What are Roslindale’s lessons for the City ? Let’s try these :

( 1 ) it’s a family neighborhood, not merely a kind of dormitory for young singles. This means that Roslindale has stability. Those who live in it plan to stay, if possible, and every street has many residents who’ve lived in Roslindale their whole lives. Stability begets community, and community makes everyone in it feel safer and more at peace.

( 2 ) whence we are confronted by the singular importance of getting the school system right. People move out of Roslindale every week, almost always because they insist on the best school system for their kids, and they lack confidence that Boston’s school system offers that. Downtown’s neighborhoods of mostly young singles — regions of skyscrapers, night clubs, and trendy bistros that define “the city” for most — don’t depend upon successful public schools; but family neighborhoods do. Roslindale’s housing ranges from picket-fence single homes and huge Victorians to spacious “two-fam’s” to equally spacious three-deckers. Every bit of it is family housing, and Roslindale’s two playing fields, Healy and Fallon, bustle with kids’ activities. It’s suburban soccer mom living.

( 3 ) everyone who I meet at the door wants the same thing, regardless of their origins, skin color, native language, sexual orientation : good schools, well maintained streets, snow to be plowed, stop lights working, the trash picked up on time. Many who I meet say, when I ask them what are their concerns for a candidate to know about, that they can’t think of any; that they are satisfied. Given the quiet that I find almost everywhere in Roslindale, and the stability, I’m not surprised at all to hear this. Nor do the responses differ according to any of the identity issues raised by some politicians. Everybody wants the same thing.

( 4 ) over-development, as we see going on in the neighborhoods immediately adjacent to Downtown, isn’t immediate. There is some, in Roslindale Square, which on its own has characteristics of a City’s Downtown , and here and there one finds McMansions under construction on residential streets where their size jars the character; but for the most part Roslindale today looks not very unlike how it looked in 1983 hen I moved to it from Jamaica Plain.

( 5 ) what IS different is what we used to call “the melting pot.” 40 years ago Roslindale was almost uniformly Irish and Italian and Catholic. Today its’ Greek, it’s Albanian, it’s Haitian and Hispanic; it’s doctors, lawyers and chemists, it’s mental health workers and bankers and City employees and educators as well as advocacy people, of varied faiths and differing lifestyles. Customs differ, and tastes; but so it is in today’s suburbia, which is no longer the utterly milk-white, commuter universal that we grew up picturing.
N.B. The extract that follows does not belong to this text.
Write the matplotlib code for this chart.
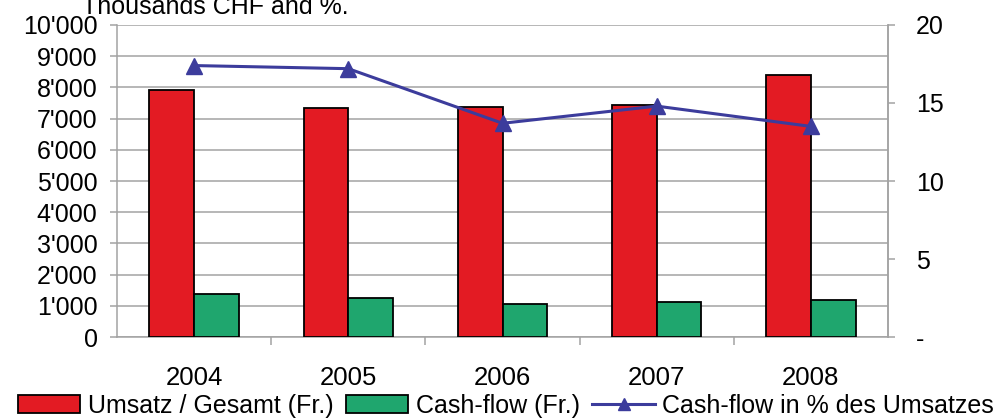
import matplotlib
matplotlib.use("Agg")
import matplotlib.pyplot as plt
from matplotlib.ticker import FuncFormatter, FixedLocator
import numpy as np

plt.rcParams["font.family"] = ["Liberation Sans", "DejaVu Sans"]

years = ["2004", "2005", "2006", "2007", "2008"]
umsatz = [7930, 7330, 7380, 7430, 8400]
cashflow = [1390, 1240, 1050, 1110, 1170]
cashflow_pct = [17.4, 17.2, 13.7, 14.8, 13.5]

RED = "#e31b23"
GREEN = "#1fa66e"
BLUE = "#3c3c9c"
GRID = "#a3a3a3"


def _thousands(value, _pos):
    return f"{int(value):,}".replace(",", "'")


def _pct(value, _pos):
    return "-" if value == 0 else f"{value:.0f}"


fig = plt.figure(figsize=(10.06, 4.19), dpi=100, facecolor="white")
ax = fig.add_axes([117 / 1006, 1 - 337 / 419, (888 - 117) / 1006, (337 - 25) / 419])

x = np.arange(len(years))
width = 0.29
ax.bar(x - width / 2, umsatz, width, color=RED, edgecolor="black", linewidth=1.3,
       label="Umsatz / Gesamt (Fr.)", zorder=3)
ax.bar(x + width / 2, cashflow, width, color=GREEN, edgecolor="black", linewidth=1.3,
       label="Cash-flow (Fr.)", zorder=3)

ax.set_xlim(-0.5, len(years) - 0.5)
ax.set_ylim(0, 10000)
ax.set_yticks(np.arange(0, 10001, 1000))
ax.yaxis.set_major_formatter(FuncFormatter(_thousands))
ax.grid(axis="y", color=GRID, linewidth=1.1, zorder=0)
ax.set_axisbelow(True)

ax.set_xticks(x)
ax.set_xticklabels(years)
ax.xaxis.set_minor_locator(FixedLocator(np.arange(0.5, len(years) - 1, 1)))
ax.tick_params(axis="x", which="major", length=0, pad=21, labelsize=18.5)
ax.tick_params(axis="x", which="minor", length=6, color=GRID, width=1.1)
ax.tick_params(axis="y", length=5, color=GRID, width=1.1, pad=9, labelsize=18)

ax.spines["top"].set_visible(False)
for side in ["left", "bottom", "right"]:
    ax.spines[side].set_color(GRID)
    ax.spines[side].set_linewidth(1.1)

ax2 = ax.twinx()
ax2.plot(x, cashflow_pct, color=BLUE, linewidth=2.2, marker="^", markersize=11,
         label="Cash-flow in % des Umsatzes", zorder=4)
ax2.set_ylim(0, 20)
ax2.set_yticks([0, 5, 10, 15, 20])
ax2.yaxis.set_major_formatter(FuncFormatter(_pct))
ax2.tick_params(axis="y", length=5, color=GRID, width=1.1, pad=15, labelsize=18)
for side in ["top", "left", "bottom"]:
    ax2.spines[side].set_visible(False)
ax2.spines["right"].set_color(GRID)
ax2.spines["right"].set_linewidth(1.1)

fig.text(82 / 1006, 1 - 14 / 419, "Thousands CHF and %.", fontsize=18, va="baseline", ha="left")

handles1, labels1 = ax.get_legend_handles_labels()
handles2, labels2 = ax2.get_legend_handles_labels()
fig.legend(handles1 + handles2, labels1 + labels2, loc="center", bbox_to_anchor=(0.503, 13 / 419),
           ncol=3, frameon=False, fontsize=18, handlelength=2.5, handleheight=0.75,
           handletextpad=0.3, columnspacing=0.5, borderpad=0, borderaxespad=0, markerscale=0.85)

fig.savefig("out.png", dpi=100, facecolor="white")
( 6 ) Roslindale is a homeowner community, as is true of most suburbs, and its house prices track the median price of Boston suburban housing. Home ownership is itself a stabilizing fact, as is having sufficient income to buy and to afford. Between work, the kids, walking the dog, and neighborhood activities, people are far too busy — and too positively motivated — to bring public trouble.

Roslindale is proof that housing built for stability — for family — on streets wide enough for cars to park, and hilly enough to impose variety on the scenery has more power to shape people’s behavior than any other day by day factor. You move into Roslindale, and you soon become what Roslindale is, regardless of where you moved from. Safety also plays its part, a comfort arising from the stability that Roslindale houses impose on those who live in them. It’s not all roses, because nowhere that human beings are present is roses. But the devilries that make downtown Boston a nerve-wracking place to live or work — enormous traffic, noise, odors, parking costs, no parking at all, tall buildings blocking light, air, and views — have no claim on life in Roslindale, a suburb in a city that includes many suburbs within its expansive borders.